The Caribs are believed to have migrated from the Orinoco River area in South America to settle in the Caribbean islands about 1200 CE, according to carbon dating. Over the century leading up to Columbus' arrival in the Caribbean archipelago in 1492, the Caribs mostly displaced, by warfare, extermination and assimilation, the Maipurean-speaking Tainos, who settled the island chains earlier in history.[1]

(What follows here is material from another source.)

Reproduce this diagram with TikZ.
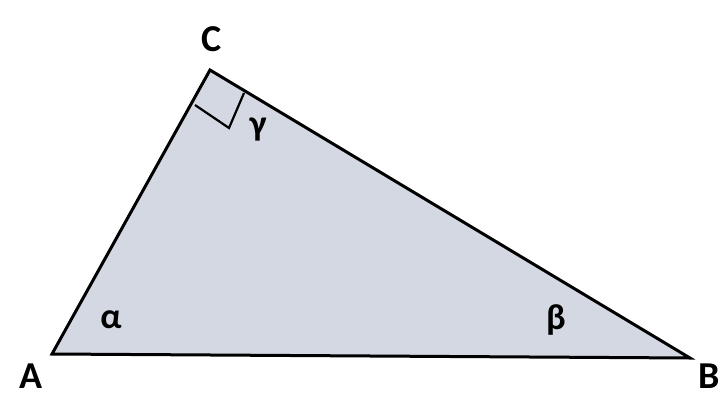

The Carib islanders traded with the Eastern Taíno of the Caribbean Islands. The Caribs produced the silver which Ponce de Leon found in Taino communities. None of the insular Amerindians mined for gold, but obtained it by trade from the mainland. The Caribs were skilled boatbuilders and sailors. They appeared to have owed their dominance in the Caribbean basin to their mastery of warfare.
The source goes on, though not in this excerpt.